┏━━

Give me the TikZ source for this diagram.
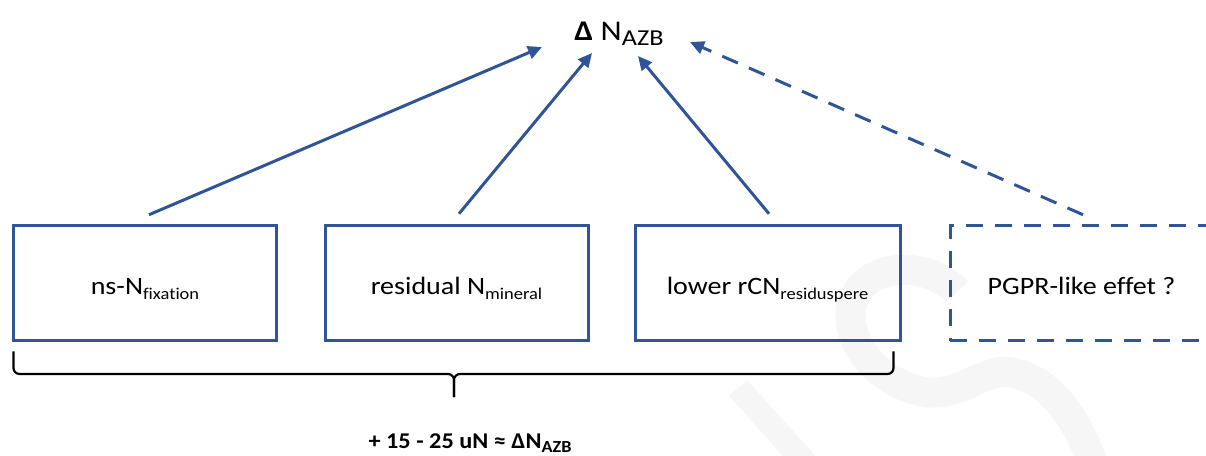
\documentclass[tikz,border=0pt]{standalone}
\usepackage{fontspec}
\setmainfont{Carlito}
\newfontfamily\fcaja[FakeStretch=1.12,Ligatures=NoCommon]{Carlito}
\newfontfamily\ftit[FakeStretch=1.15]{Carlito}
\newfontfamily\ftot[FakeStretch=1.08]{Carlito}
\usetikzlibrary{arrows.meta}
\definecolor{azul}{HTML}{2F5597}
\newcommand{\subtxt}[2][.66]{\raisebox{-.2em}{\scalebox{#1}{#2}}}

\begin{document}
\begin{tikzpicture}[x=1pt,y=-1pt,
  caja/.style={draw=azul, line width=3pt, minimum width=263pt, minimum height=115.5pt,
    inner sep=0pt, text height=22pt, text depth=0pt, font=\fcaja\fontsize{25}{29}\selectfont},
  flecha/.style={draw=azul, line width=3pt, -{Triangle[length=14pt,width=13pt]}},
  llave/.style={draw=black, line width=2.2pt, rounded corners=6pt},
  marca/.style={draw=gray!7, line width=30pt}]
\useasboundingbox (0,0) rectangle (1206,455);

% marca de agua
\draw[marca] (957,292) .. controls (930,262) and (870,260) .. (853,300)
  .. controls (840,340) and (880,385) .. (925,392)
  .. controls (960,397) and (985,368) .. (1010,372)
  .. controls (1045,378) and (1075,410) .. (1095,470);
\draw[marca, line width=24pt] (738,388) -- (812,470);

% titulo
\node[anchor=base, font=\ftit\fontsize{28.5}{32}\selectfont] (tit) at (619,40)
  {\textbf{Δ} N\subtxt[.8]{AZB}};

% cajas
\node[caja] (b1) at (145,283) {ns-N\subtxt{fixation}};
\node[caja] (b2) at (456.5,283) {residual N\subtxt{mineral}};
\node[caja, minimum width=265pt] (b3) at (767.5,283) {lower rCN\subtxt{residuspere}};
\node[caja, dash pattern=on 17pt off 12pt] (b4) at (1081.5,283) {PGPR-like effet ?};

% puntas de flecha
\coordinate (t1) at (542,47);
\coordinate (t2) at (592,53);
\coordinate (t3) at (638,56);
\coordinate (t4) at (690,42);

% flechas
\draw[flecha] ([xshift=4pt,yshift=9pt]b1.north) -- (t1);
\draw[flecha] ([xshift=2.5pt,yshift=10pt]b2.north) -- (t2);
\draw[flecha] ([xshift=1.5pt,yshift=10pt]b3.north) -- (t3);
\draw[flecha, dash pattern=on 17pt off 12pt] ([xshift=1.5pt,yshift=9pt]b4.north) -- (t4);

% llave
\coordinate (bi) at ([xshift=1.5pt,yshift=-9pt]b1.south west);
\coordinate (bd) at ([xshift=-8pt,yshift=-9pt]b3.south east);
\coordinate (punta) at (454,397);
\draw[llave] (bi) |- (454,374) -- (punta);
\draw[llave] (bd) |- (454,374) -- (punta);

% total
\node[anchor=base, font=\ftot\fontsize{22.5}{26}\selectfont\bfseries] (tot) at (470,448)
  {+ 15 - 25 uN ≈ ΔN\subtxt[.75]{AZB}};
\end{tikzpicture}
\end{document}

┗━━

WRITTEN REQUEST: Keep the pictures out of the copy and return the rest of the data above exactly.

RESPONSE BELOW:
Give me the TikZ source for this diagram.
\documentclass[tikz,border=0pt]{standalone}
\usepackage{fontspec}
\setmainfont{Carlito}
\newfontfamily\fcaja[FakeStretch=1.12,Ligatures=NoCommon]{Carlito}
\newfontfamily\ftit[FakeStretch=1.15]{Carlito}
\newfontfamily\ftot[FakeStretch=1.08]{Carlito}
\usetikzlibrary{arrows.meta}
\definecolor{azul}{HTML}{2F5597}
\newcommand{\subtxt}[2][.66]{\raisebox{-.2em}{\scalebox{#1}{#2}}}

\begin{document}
\begin{tikzpicture}[x=1pt,y=-1pt,
  caja/.style={draw=azul, line width=3pt, minimum width=263pt, minimum height=115.5pt,
    inner sep=0pt, text height=22pt, text depth=0pt, font=\fcaja\fontsize{25}{29}\selectfont},
  flecha/.style={draw=azul, line width=3pt, -{Triangle[length=14pt,width=13pt]}},
  llave/.style={draw=black, line width=2.2pt, rounded corners=6pt},
  marca/.style={draw=gray!7, line width=30pt}]
\useasboundingbox (0,0) rectangle (1206,455);

% marca de agua
\draw[marca] (957,292) .. controls (930,262) and (870,260) .. (853,300)
  .. controls (840,340) and (880,385) .. (925,392)
  .. controls (960,397) and (985,368) .. (1010,372)
  .. controls (1045,378) and (1075,410) .. (1095,470);
\draw[marca, line width=24pt] (738,388) -- (812,470);

% titulo
\node[anchor=base, font=\ftit\fontsize{28.5}{32}\selectfont] (tit) at (619,40)
  {\textbf{Δ} N\subtxt[.8]{AZB}};

% cajas
\node[caja] (b1) at (145,283) {ns-N\subtxt{fixation}};
\node[caja] (b2) at (456.5,283) {residual N\subtxt{mineral}};
\node[caja, minimum width=265pt] (b3) at (767.5,283) {lower rCN\subtxt{residuspere}};
\node[caja, dash pattern=on 17pt off 12pt] (b4) at (1081.5,283) {PGPR-like effet ?};

% puntas de flecha
\coordinate (t1) at (542,47);
\coordinate (t2) at (592,53);
\coordinate (t3) at (638,56);
\coordinate (t4) at (690,42);

% flechas
\draw[flecha] ([xshift=4pt,yshift=9pt]b1.north) -- (t1);
\draw[flecha] ([xshift=2.5pt,yshift=10pt]b2.north) -- (t2);
\draw[flecha] ([xshift=1.5pt,yshift=10pt]b3.north) -- (t3);
\draw[flecha, dash pattern=on 17pt off 12pt] ([xshift=1.5pt,yshift=9pt]b4.north) -- (t4);

% llave
\coordinate (bi) at ([xshift=1.5pt,yshift=-9pt]b1.south west);
\coordinate (bd) at ([xshift=-8pt,yshift=-9pt]b3.south east);
\coordinate (punta) at (454,397);
\draw[llave] (bi) |- (454,374) -- (punta);
\draw[llave] (bd) |- (454,374) -- (punta);

% total
\node[anchor=base, font=\ftot\fontsize{22.5}{26}\selectfont\bfseries] (tot) at (470,448)
  {+ 15 - 25 uN ≈ ΔN\subtxt[.75]{AZB}};
\end{tikzpicture}
\end{document}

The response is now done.